The Seoul Daily reported about 300 human rights activists and religious leaders took
part in a ceremony in favor of abolishing the death penalty, held at Seoul's Korea Press
Center on 10 October, the World Day Against the Death Penalty.
Former president Kim Dae-Jung and 2000 Nobel Peace Prize Laureate joined the call
for abolition. "The dignity of life is a natural right that nobody can infringe and demolish,"
he said.
The Korea Times reported in September that twenty organizations, including
Amnesty International and Lawyers for a Democratic Society, were campaigning for the
government to support a resolution for a moratorium on executions set to be debated at the
62nd session of the United Nations General Assembly.
"The adoption of such a resolution by the U.N.'s principal organ would be an
important milestone toward the abolition of the death penalty," the Association for the
Abolishment of the Death Penalty said.
The Association said it was holding a 100-day campaign to encourage the
government to support the resolution.
The Seoul Daily said in an editorial that although there were now 64 people on death
row, the executive government had been "right" to not approve the sentences being carried
out.
"If someone is executed for having been found guilty and sentenced to die, there is no
way to reverse that decision once the action has been carried out." The newspaper said.
The newspaper also said some people think the death penalty is a necessary response for
"perpetrators of particularly heinous crimes".
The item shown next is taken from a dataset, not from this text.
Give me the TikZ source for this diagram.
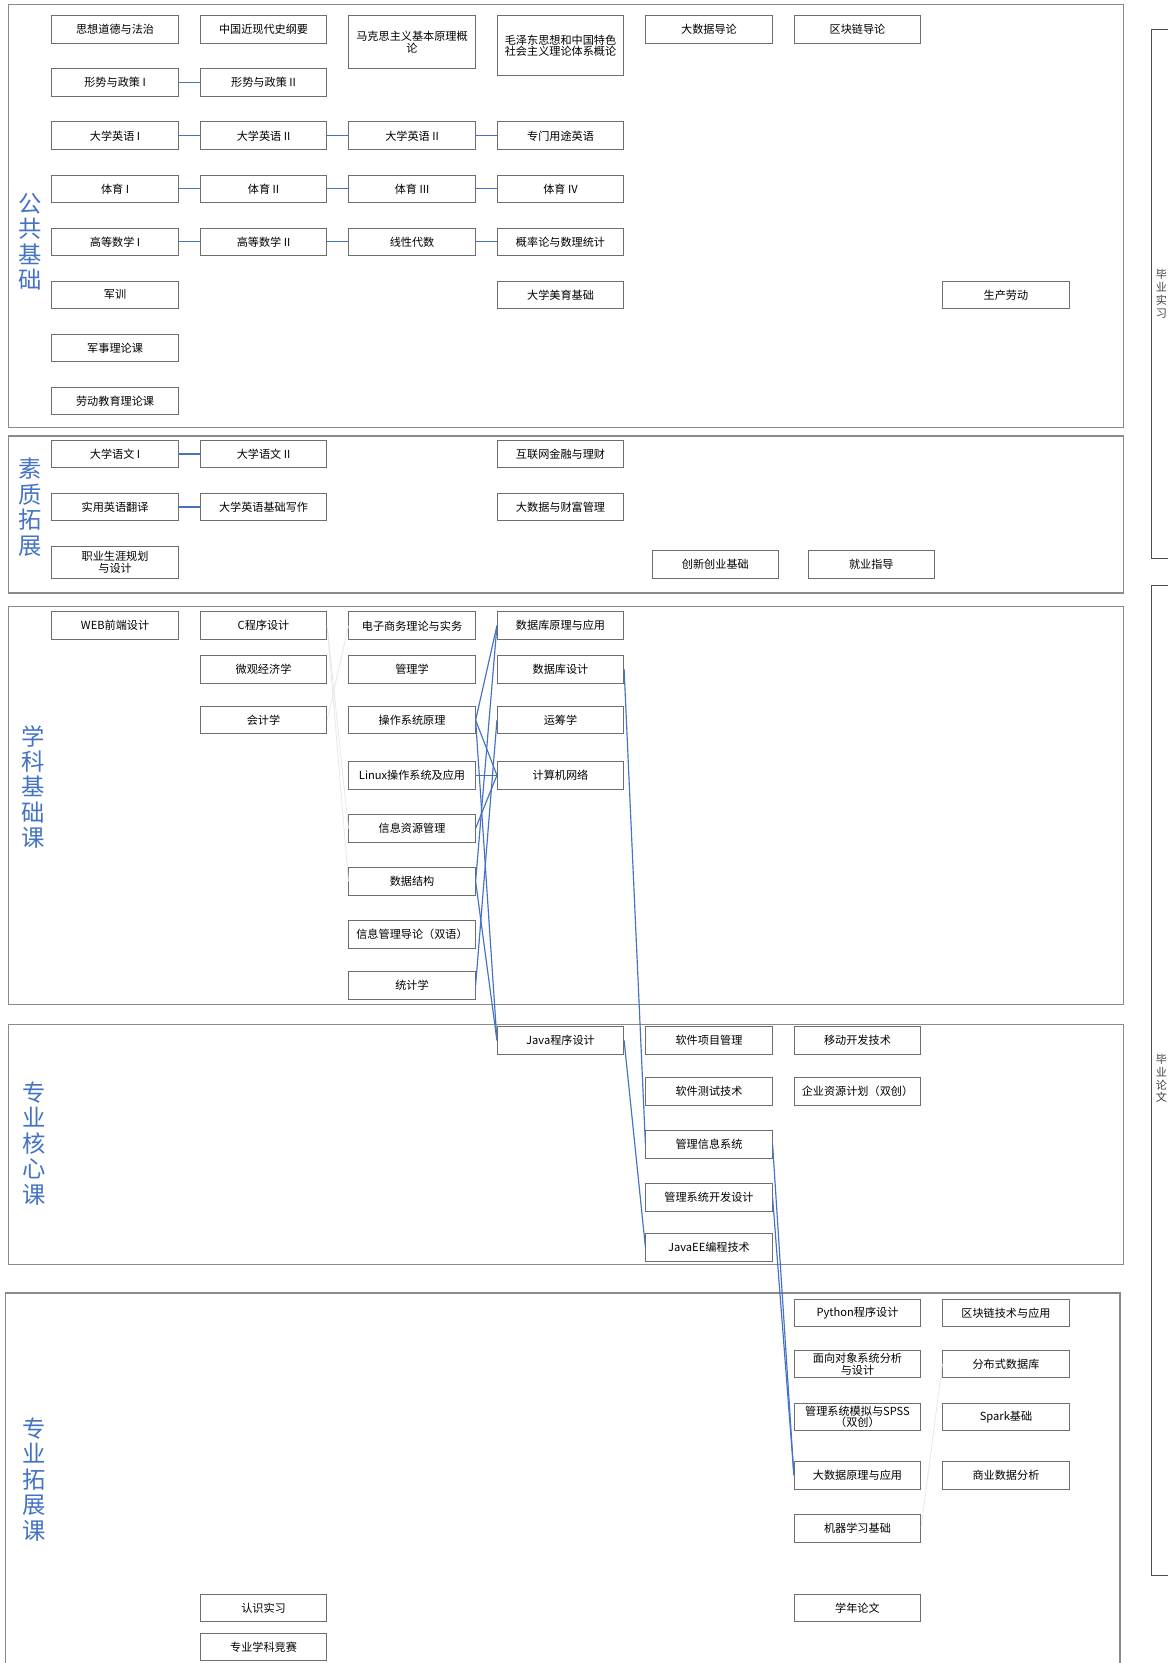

"Capital punishment goes against the foundation of democracy," Kim said:
"Democracy regards the life of a human being to be the most cherished in the world, and
to end a person's life even in the name of law clearly runs counter to the basic principle of
human rights." He said the death penalty was abused by dictatorships and it did not lead to
a reduction in crime.
Kim was sentenced to death on sedition charges in 1980 by South Korea's ruling
military government. His death sentence was later commuted to life imprisonment and
he was allowed to leave the country.